We all have natural habitat within and just beyond our boundaries.  Ungulates are transient and will continue to migrate in and out of town after culling.  In every jurisdiction that culls, it is ongoing and may become an “annual culling program” as it is in Helena, MT, the model for the BC report.  Kimberley is talking about culling again – after 100 deer were killed just 2 years ago.  The cost increases too – rising from $300 to $625 per deer in Cranbrook in their controversial, secretive program last spring.
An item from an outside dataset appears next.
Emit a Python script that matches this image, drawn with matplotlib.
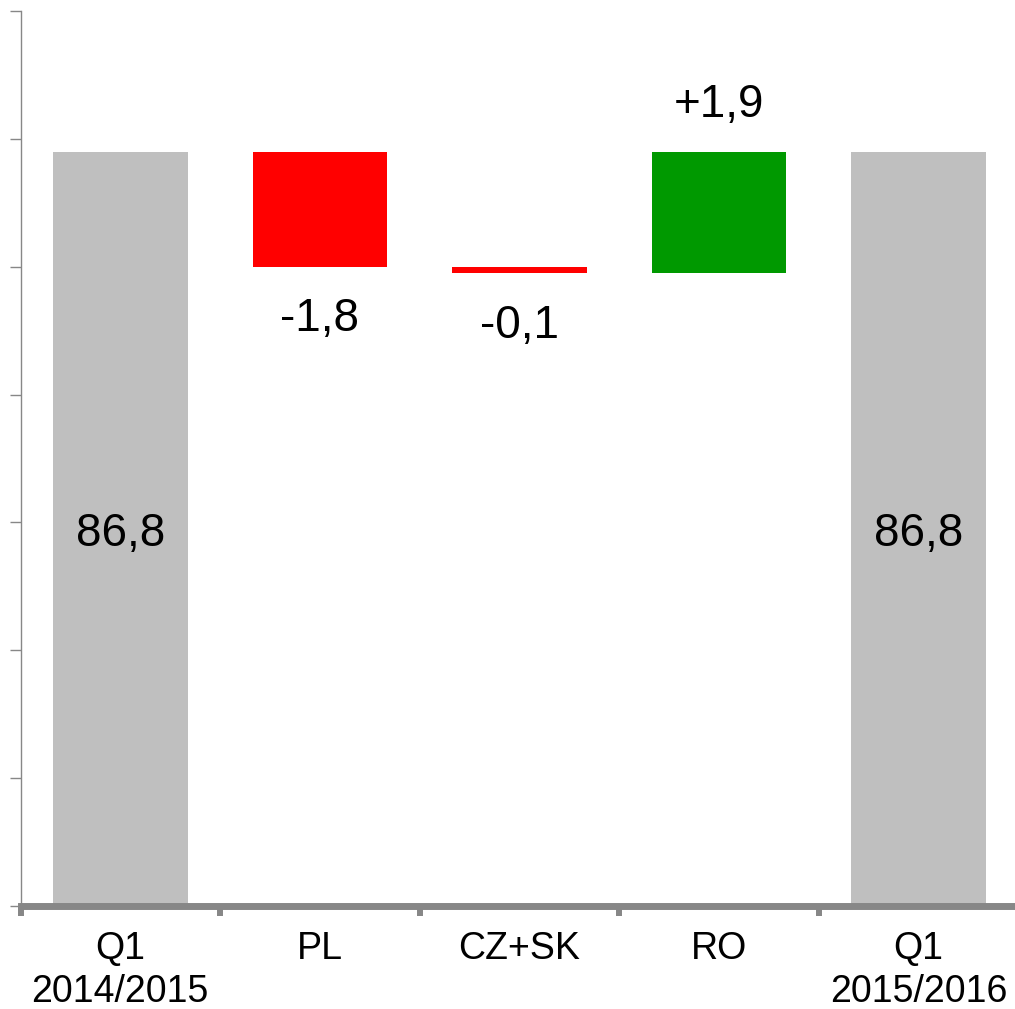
import matplotlib
matplotlib.use("Agg")
import matplotlib.pyplot as plt
import numpy as np

plt.rcParams['font.family'] = ['Liberation Sans', 'DejaVu Sans']

categories = ["Q1\n2014/2015", "PL", "CZ+SK", "RO", "Q1\n2015/2016"]
start_total = 86.8
deltas = [-1.8, -0.1, 1.9]
end_total = 86.8
delta_labels = ["-1,8", "-0,1", "+1,9"]
total_labels = ["86,8", "86,8"]
y_min, y_max, y_step = 75, 89, 2

GRAY = "#BFBFBF"
RED = "#FF0000"
GREEN = "#009900"
AXIS = "#878787"

fig = plt.figure(figsize=(10.15, 10.09), dpi=100)
ax = fig.add_axes([20.5 / 1015, 103 / 1009, 998 / 1015, 895 / 1009])

x = np.arange(len(categories))
width = 0.675

# totals
ax.bar(x[0], start_total - y_min, bottom=y_min, width=width, color=GRAY, zorder=2)
ax.bar(x[-1], end_total - y_min, bottom=y_min, width=width, color=GRAY, zorder=2)

# deltas
level = start_total
delta_pos = x[1:-1]
for xi, d, lab in zip(delta_pos, deltas, delta_labels):
    new = level + d
    col = GREEN if d > 0 else RED
    ax.bar(xi, new - level, bottom=level, width=width, color=col, zorder=2)
    if d > 0:
        ax.annotate(lab, (xi, new), xytext=(0, 17.5), textcoords="offset points",
                    ha="center", va="bottom", fontsize=33)
    else:
        ax.annotate(lab, (xi, new), xytext=(0, -22), textcoords="offset points",
                    ha="center", va="top", fontsize=33)
    level = new

for xi, val, lab in [(x[0], start_total, total_labels[0]), (x[-1], end_total, total_labels[1])]:
    ax.text(xi, (val + y_min) / 2, lab, ha="center", va="center_baseline", fontsize=33)

ax.set_xlim(-0.5, len(categories) - 0.5)
ax.set_ylim(y_min, y_max)
ax.set_yticks(np.arange(y_min, y_max + 0.1, y_step))
ax.set_yticklabels([])

ax.set_xticks(np.arange(-0.5, len(categories), 1.0))
ax.set_xticklabels([])
ax.set_xticks(x, categories, minor=True)
ax.tick_params(axis="x", which="minor", length=0, pad=18, labelsize=27)
for t in ax.get_xticklabels(minor=True):
    t.set_linespacing(1.24)
ax.tick_params(axis="x", which="major", length=7.2, width=4.3, color=AXIS, direction="out")
ax.tick_params(axis="y", which="major", length=8, width=1.0, color=AXIS, direction="out")

for s in ["top", "right"]:
    ax.spines[s].set_visible(False)
ax.spines["left"].set_color(AXIS)
ax.spines["left"].set_linewidth(1.0)
ax.spines["bottom"].set_color(AXIS)
ax.spines["bottom"].set_linewidth(5.0)
ax.spines["bottom"].set_zorder(3)

fig.savefig("out.png", dpi=100)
BC SPCA wrote recently, “the proposed cull actions are not a scientifically sound or sustainable solution.” And further, “an indiscriminate cull like that conducted in Cranbrook which neglects considerations for gender and age class is unethical and contrary to generally accepted principles of wildlife management.” They said communities “must aim to address the cause of the deer habituation, rather than opt for a convenient, short-term action that will divide its’ citizens."

The “harvest” of deer in Elkford is not ethical hunting nor is it a cost-effective way to provide meat to food banks.  The Lake Windermere Rod and Gun Club code of ethics states they have “a deep respect for the game they pursue” and that they will harvest game only in “fair chase”.  Last spring, deer meat cost Cranbrook citizens $13 per pound.

Finally, the emotional and social impact of slaughter hurts communities.  While we are decorating with artificial deer and singing about Rudolph – council plans a slaughter.  The brutal killing method was never devised for wildlife and is considered in-humane outside slaughterhouses.

Elkford, please be true to your theme.  With compassion, tolerance and patience you will prove your willingness to share the “bit of space” that is crucial to the wildlife.